Nov. 10 (UPI) — Pilot error and a series of ejection seat malfunctions led to the death of an F-16CM pilot at Shaw Air Force Base In June, according to an accident report released this week by Air Combat Command.
According to the report, 1st Lt. David Schmitz’s ejection seat malfunctioned and his parachute never deployed, causing his death after his aircraft struck a localizer antenna array while landing the plane.
Schmitz, 32, died instantly on impacting the ground, the report said.
He was conducting a nighttime mission qualification training flight that would include his first ever attempts at air-to-air refueling — but the air-to-air refueling attempt failed, cutting the mission short.
As Schmitz returned to Shaw AFB, the collision with the antenna array damaged the left main landing gear.
An attempt at an approach-end cable arrestment failed and the aircraft impacted the ground, prompting Schmitz’s failed attempt to eject, the report said.
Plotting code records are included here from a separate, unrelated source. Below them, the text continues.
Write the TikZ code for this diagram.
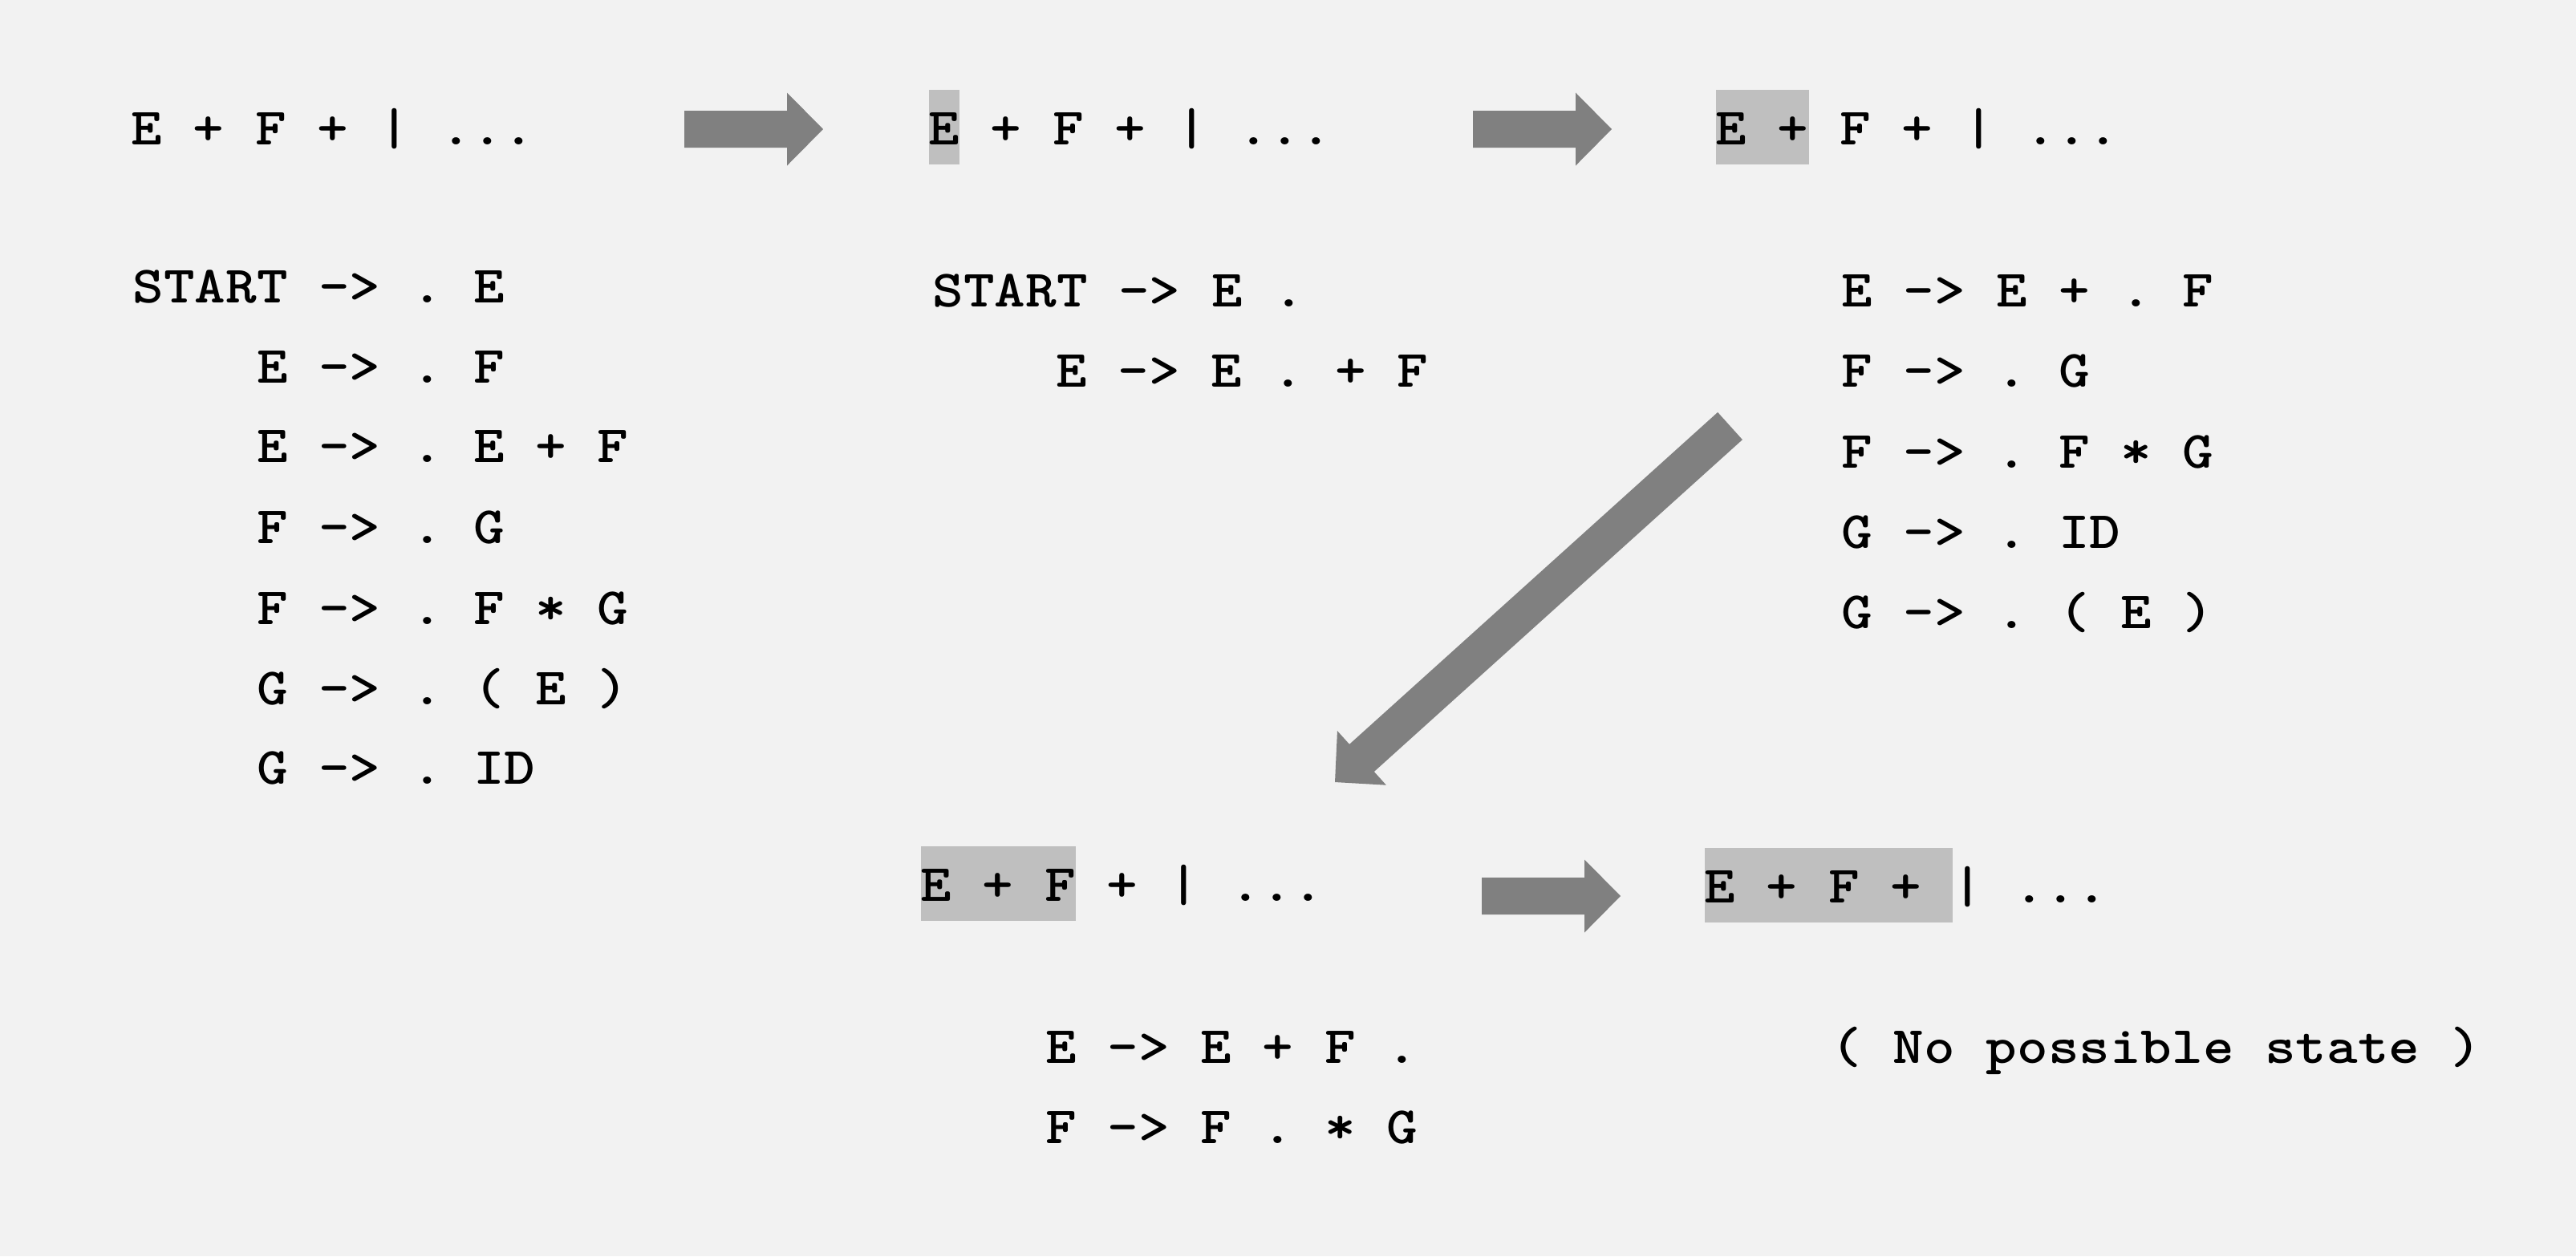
\documentclass[tikz,border=0pt]{standalone}
\usepackage{fontspec}
\usetikzlibrary{calc}
\newfontfamily\codefont{lmmonolt10-bold.otf}[FakeStretch=1.125, WordSpace={1,0,0}, PunctuationSpace=WordSpace]
\definecolor{bgc}{RGB}{242,242,242}
\definecolor{hlc}{RGB}{191,191,191}
\definecolor{arc}{RGB}{128,128,128}
\newcommand\hlx[1]{{\setlength{\fboxsep}{0pt}\colorbox{hlc}{\rule[-0.245cm]{0pt}{0.925cm}#1}}}
\newcommand\blockarrow[2]{%
  \coordinate (#1-hb) at ($(#2)!0.45cm!(#1)$);
  \fill[arc] ($(#1)!0.23cm!90:(#2)$) -- ($(#1-hb)!0.23cm!90:(#2)$) -- ($(#1-hb)!0.455cm!90:(#2)$) -- (#2)
    -- ($(#1-hb)!0.455cm!-90:(#2)$) -- ($(#1-hb)!0.23cm!-90:(#2)$) -- ($(#1)!0.23cm!-90:(#2)$) -- cycle;
}
\begin{document}
\begin{tikzpicture}[
  code/.style={font=\codefont\fontsize{18.6pt}{22pt}\selectfont\frenchspacing, inner sep=0pt, anchor=base west, text=black}]
\fill[bgc] (0,0) rectangle (32.11,-15.66);
\useasboundingbox (0,0) rectangle (32.11,-15.66);
% top row
\node[code] (r1) at (1.63,-1.80) {E + F + | ...};
\node[code] (r2) at (11.57,-1.80) {\hlx{E} + F + | ...};
\node[code] (r3) at (21.38,-1.80) {\hlx{E +} F + | ...};
% left column
\node[code] (l0) at (1.65,-3.77) {START -> . E};
\node[code] (l1) at (3.194,-4.77) {E -> . F};
\node[code] (l2) at (3.194,-5.76) {E -> . E + F};
\node[code] (l3) at (3.194,-6.77) {F -> . G};
\node[code] (l4) at (3.194,-7.78) {F -> . F * G};
\node[code] (l5) at (3.194,-8.78) {G -> . ( E )};
\node[code] (l6) at (3.194,-9.77) {G -> . ID};
% middle column
\node[code] (m0) at (11.62,-3.82) {START -> E .};
\node[code] (m1) at (13.16,-4.82) {E -> E . + F};
% right column
\node[code] (q0) at (22.95,-3.82) {E -> E + . F};
\node[code] (q1) at (22.95,-4.82) {F -> . G};
\node[code] (q2) at (22.95,-5.83) {F -> . F * G};
\node[code] (q3) at (22.95,-6.83) {G -> . ID};
\node[code] (q4) at (22.95,-7.83) {G -> . ( E )};
% bottom
\node[code] (b1) at (11.47,-11.23) {\hlx{E + F} + | ...};
\node[code] (b2) at (21.24,-11.25) {\hlx{E + F + }| ...};
\node[code] (c1) at (13.03,-13.25) {E -> E + F .};
\node[code] (c2) at (13.03,-14.25) {F -> F . * G};
\node[code] (d1) at (22.82,-13.25) {( No possible state )};
% arrows
\coordinate (a1s) at (8.53,-1.61);
\coordinate (a1t) at (10.26,-1.61);
\coordinate (a2s) at (18.36,-1.61);
\coordinate (a2t) at (20.09,-1.61);
\coordinate (a3s) at (21.565,-5.31);
\coordinate (a3t) at (16.64,-9.75);
\coordinate (a4s) at (18.47,-11.17);
\coordinate (a4t) at (20.20,-11.17);
\blockarrow{a1s}{a1t}
\blockarrow{a2s}{a2t}
\blockarrow{a3s}{a3t}
\blockarrow{a4s}{a4t}
\end{tikzpicture}
\end{document}
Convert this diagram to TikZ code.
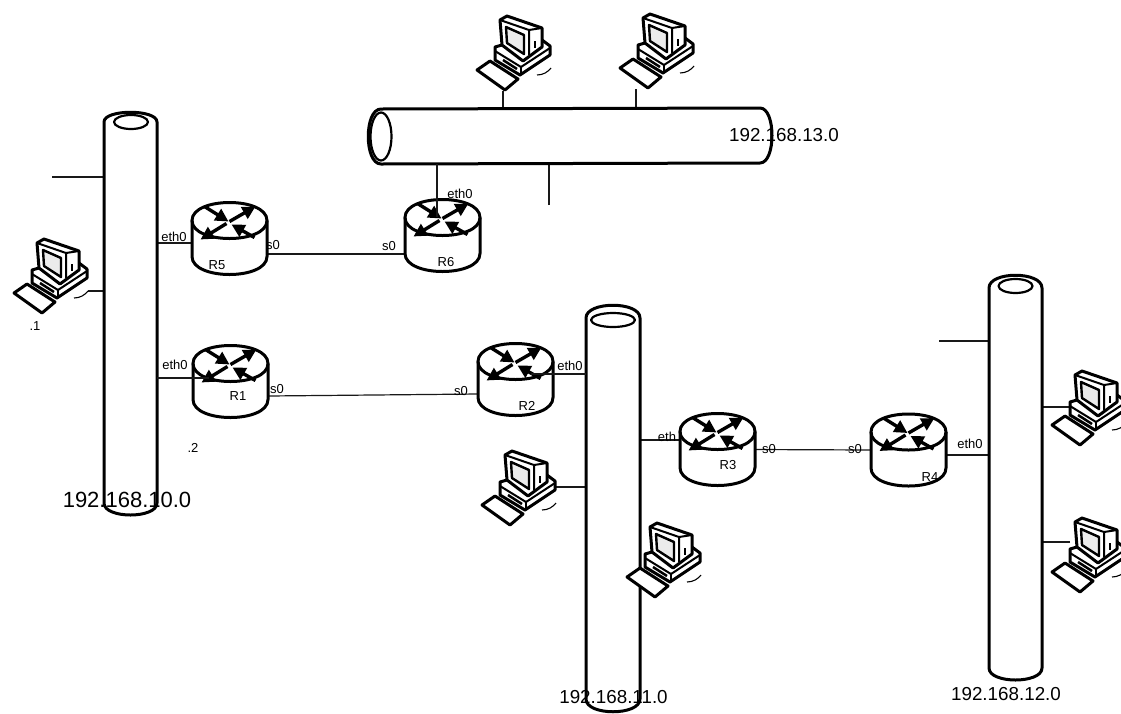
\documentclass[tikz,border=0pt]{standalone}
\usepackage{fontspec}
\setmainfont{Liberation Sans}
\usetikzlibrary{arrows.meta}
\tikzset{
  x=1pt,y=-1pt,
  bus/.style={line width=3pt,fill=white,line join=round},
  link/.style={line width=1.2pt,black!90},
  anchorbox/.style={inner sep=0pt,outer sep=0pt,minimum width=#1,draw=none},
  bigip/.style={font=\fontsize{18.8}{20}\selectfont,inner sep=0pt},
  iface/.style={font=\fontsize{13}{14}\selectfont,inner sep=0pt},
  rname/.style={font=\fontsize{13}{14}\selectfont,inner sep=0pt},
  routerpic/.pic={
    \fill[white] (-37.5,-18) -- (-37.5,18) .. controls (-37.5,42) and (37.5,42) .. (37.5,18) -- (37.5,-18) .. controls (37.5,-42) and (-37.5,-42) .. (-37.5,-18) -- cycle;
    \draw[line width=3pt] (-37.5,-18) .. controls (-37.5,-42) and (37.5,-42) .. (37.5,-18) .. controls (37.5,6) and (-37.5,6) .. (-37.5,-18) -- cycle;
    \draw[line width=3pt] (-37.5,-18) -- (-37.5,18) .. controls (-37.5,42) and (37.5,42) .. (37.5,18) -- (37.5,-18);
    \draw[line width=3.4pt,-{Triangle[length=13pt,width=13pt]}] (0,-17) -- (26,-32);
    \draw[line width=3.4pt,-{Triangle[length=13pt,width=13pt]}] (-3,-15) -- (-29,1);
    \draw[line width=3.4pt,-{Triangle[length=13pt,width=13pt]}] (-25,-32) -- (-1,-17);
    \draw[line width=3.4pt,-{Triangle[length=13pt,width=13pt]}] (25,-1) -- (2,-14);
  },
  pcpic/.pic={
    \begin{scope}[line width=3pt,line join=round,fill=white]
    \filldraw (2,55) -- (15,46) -- (43,64) -- (30,75) -- cycle;
    \filldraw (20,32) -- (20,45) -- (45,60) -- (75,40) -- (75,31) -- (67,25) -- (27,30) -- cycle;
    \draw[line width=2pt] (20,36) -- (46,52) -- (75,33);
    \draw[line width=2pt] (46,52) -- (46,60);
    \draw[line width=2.5pt] (28,45) -- (42,54);
    \filldraw (25,5) -- (32,1) -- (67,13) -- (67,32) -- (48,46) -- (27,30) -- cycle;
    \draw[line width=2pt] (25,5) -- (54,15) -- (54,40);
    \draw[line width=2pt] (54,15) -- (67,13);
    \draw[line width=2.4pt,fill=black!8] (31,12) -- (49,20) -- (49,39) -- (32,28) -- cycle;
    \draw[line width=1.4pt] (60,26) -- (60,33);
    \draw[line width=1.1pt] (62,60) .. controls (68,60) and (73,57) .. (76,53);
    \end{scope}
  }
}
\begin{document}
\begin{tikzpicture}
\useasboundingbox (0,0) rectangle (1121,713);
\clip (0,0) rectangle (1121,713);
% invisible anchors
\node[anchorbox=53pt,minimum height=403pt] (B10) at (130.5,313.5) {};
\node[anchorbox=404pt,minimum height=56pt] (B13) at (570,136) {};
\node[anchorbox=54pt,minimum height=407pt] (B11) at (613,508.5) {};
\node[anchorbox=53pt,minimum height=405pt] (B12) at (1015.5,477.5) {};
\node[anchorbox=75pt,minimum height=73pt] (R5) at (229.5,238.5) {};
\node[anchorbox=75pt,minimum height=73pt] (R1) at (230.5,381.5) {};
\node[anchorbox=75pt,minimum height=75pt] (R6) at (442.5,235.5) {};
\node[anchorbox=75pt,minimum height=75pt] (R2) at (515.5,379.5) {};
\node[anchorbox=75pt,minimum height=75pt] (R3) at (717.5,449.5) {};
\node[anchorbox=75pt,minimum height=75pt] (R4) at (908.5,450) {};
\node[anchorbox=76pt,minimum height=76pt] (P1) at (50,276) {};
\node[anchorbox=76pt,minimum height=76pt] (P2) at (513,53) {};
\node[anchorbox=76pt,minimum height=76pt] (P3) at (656,51) {};
\node[anchorbox=76pt,minimum height=76pt] (P4) at (518,488) {};
\node[anchorbox=76pt,minimum height=76pt] (P5) at (663,560) {};
\node[anchorbox=76pt,minimum height=76pt] (P6) at (1088,408) {};
\node[anchorbox=76pt,minimum height=76pt] (P7) at (1088,555) {};
\coordinate (S10) at (52,177);
\coordinate (S12) at (939,341);
\coordinate (S13) at (549,205);
% connectors behind the buses
\draw[link] (S10) -- (S10 -| B10.west);
\draw[link] (S12) -- (S12 -| B12.west);
\draw[link] (S13) -- (S13 |- B13.south);
\draw[link] ([yshift=-15pt]P1.east) -- ([yshift=-15pt]P1.east -| B10.west);
\draw[link] ([xshift=-10pt]P2.south) -- ([xshift=-10pt]P2.south |- B13.north);
\draw[link] ([xshift=-20pt]P3.south) -- ([xshift=-20pt]P3.south |- B13.north);
\draw[link] ([yshift=1pt]P4.east) -- ([yshift=1pt]P4.east -| B11.west);
\draw[link] ([xshift=-18pt,yshift=1pt]P6.center) -- ([xshift=-18pt,yshift=1pt]P6.center -| B12.east);
\draw[link] ([xshift=-18pt,yshift=13pt]P7.center) -- ([xshift=-18pt,yshift=13pt]P7.center -| B12.east);
\draw[link] ([yshift=-4.5pt]R5.west) -- ([yshift=-4.5pt]R5.west -| B10.east);
\draw[link] ([yshift=-15.5pt]R5.east) -- ([yshift=-18.5pt]R6.west);
\draw[link] ([yshift=-14.5pt]R1.east) -- ([yshift=-14.5pt]R2.west);
\draw[link] ([yshift=9.5pt]R3.west) -- ([yshift=9.5pt]R3.west -| B11.east);
\draw[link] (R3.east) -- (R4.west);
\draw[link] ([yshift=-5pt]R4.east) -- ([yshift=-5pt]R4.east -| B12.west);
% buses
\draw[bus] (104,122) -- (104,503) .. controls (104,519) and (157,519) .. (157,503) -- (157,122) .. controls (157,109) and (104,109) .. (104,122) -- cycle;
\draw[bus,line width=2.2pt] (131,122) ellipse (17pt and 7pt);
\draw[bus] (381,109) -- (760,108) .. controls (776,108) and (776,163) .. (760,163) -- (381,164) .. controls (364,164) and (364,109) .. (381,109) -- cycle;
\draw[bus,line width=2.2pt] (381,136.5) ellipse (10.5pt and 24pt);
\draw[bus] (586,318) -- (586,699) .. controls (586,716) and (640,716) .. (640,699) -- (640,318) .. controls (640,301) and (586,301) .. (586,318) -- cycle;
\draw[bus,line width=2.2pt] (613,320) ellipse (22pt and 7pt);
\draw[bus] (989,288) -- (989,668) .. controls (989,684) and (1042,684) .. (1042,668) -- (1042,288) .. controls (1042,271) and (989,271) .. (989,288) -- cycle;
\draw[bus,line width=2.2pt] (1015.5,286) ellipse (17pt and 7pt);
% routers
\pic at (R5.center) {routerpic};
\pic at (R1.center) {routerpic};
\pic at (R6.center) {routerpic};
\pic at (R2.center) {routerpic};
\pic at (R3.center) {routerpic};
\pic at (R4.center) {routerpic};
% links that run across a router top
\draw[link] ([xshift=-5.5pt,yshift=19pt]R6.center) -- ([xshift=-5.5pt]R6.center |- B13.south);
\draw[link] ([yshift=5.5pt]R2.east) ++(-22,0) -- ([yshift=5.5pt]R2.east -| B11.west);
\draw[link] ([yshift=3.5pt,xshift=16pt]R1.west) -- ([yshift=3.5pt]R1.west -| B10.east);
% computers
\pic at (12,238) {pcpic};
\pic at (475,15) {pcpic};
\pic at (618,13) {pcpic};
\pic at (480,450) {pcpic};
\pic at (625,522) {pcpic};
\pic at (1050,370) {pcpic};
\pic at (1050,517) {pcpic};
% labels
\node[iface] (a1) at (174,237) {eth0};
\node[iface] (a2) at (273,245) {s0};
\node[iface] (a3) at (389,246) {s0};
\node[iface] (a4) at (460,194) {eth0};
\node[iface] (a5) at (175,365) {eth0};
\node[iface] (a6) at (277,389) {s0};
\node[iface] (a7) at (461,391) {s0};
\node[iface] (a8) at (570,366) {eth0};
\node[iface] (a9) at (667,437) {eth};
\node[iface] (a10) at (769,449) {s0};
\node[iface] (a11) at (855,449) {s0};
\node[iface] (a12) at (970,444) {eth0};
\node[iface] (d1) at (35,326) {.1};
\node[iface] (d2) at (193,448) {.2};
\node[rname] (n5) at (217,265) {R5};
\node[rname] (n1) at (238,396) {R1};
\node[rname] (n6) at (446,262) {R6};
\node[rname] (n2) at (527,406) {R2};
\node[rname] (n3) at (728,465) {R3};
\node[rname] (n4) at (930,477) {R4};
\node[bigip,font=\fontsize{22}{24}\selectfont] (t10) at (127,500) {192.168.10.0};
\node[bigip] (t13) at (784,135) {192.168.13.0};
\node[bigip] (t11) at (613.5,697) {192.168.11.0};
\node[bigip] (t12) at (1006,694) {192.168.12.0};
\end{tikzpicture}
\end{document}
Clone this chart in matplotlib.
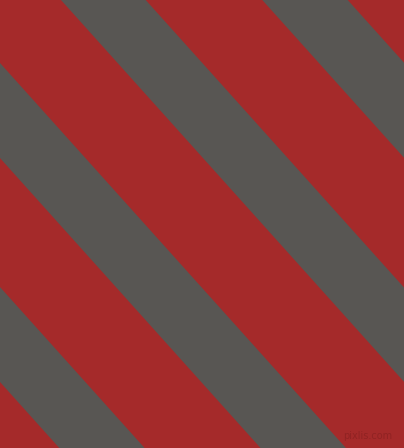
import matplotlib
matplotlib.use("Agg")
import matplotlib.pyplot as plt

# stripe edges where each grey band meets the top edge line (px), and band slope
grey_left = [-343.2, -142.0, 61.0, 262.3]
grey_right = [-257.9, -56.6, 145.7, 347.7]
slope = 1.113

red = "#a52a2a"
grey = "#585653"
W, H = 404, 448

fig = plt.figure(figsize=(W / 100, H / 100), dpi=100)
ax = fig.add_axes([0, 0, 1, 1])
ax.set_xlim(0, W)
ax.set_ylim(H, 0)
ax.set_facecolor(red)
ax.axis("off")
fig.patch.set_facecolor(red)

shift = H / slope
for a, b in zip(grey_left, grey_right):
    ax.fill([a, b, b + shift, a + shift], [0, 0, H, H], color=grey, lw=0)

ax.text(392, 436, "pixlis.com", fontsize=7, color="#8e2222", ha="right", va="center",
        alpha=0.9)

fig.savefig("out.png", dpi=100, facecolor=red)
“This accident is a tragic reminder of the inherent risks of fighter aviation and our critical oversight responsibilities required for successful execution,” said Gen. Mark Kelly, commander of Air Combat Command. “The AIB report identified a sequence of key execution anomalies and material failures that resulted in this mishap. For example, in order to account for the increased demands and pilot workload involved with night flying, Air Force Instructions mandate pilots demonstrate proficiency in events like aerial refueling in the daytime before attempting them at night. That didn’t occur for this officer, and when we have oversight breakdowns or failures of critical egress systems, it is imperative that we fully understand what transpired, meticulously evaluate risk, and ensure timely and effective mitigations are in place to reduce or eliminate future mishaps.”
According to the AIB, the collision was caused by “the pilot’s failure to correctly interpret the approach lighting system and identify the runway threshold during his first landing attempt, which resulted in a severely damaged landing gear.”
The AIB also said that in addition to a series of ejection seat malfunctions, the Supervisor of Flying didn’t consult the aircraft manufacturer before attempting a cable arrestment rather than a controlled ejection.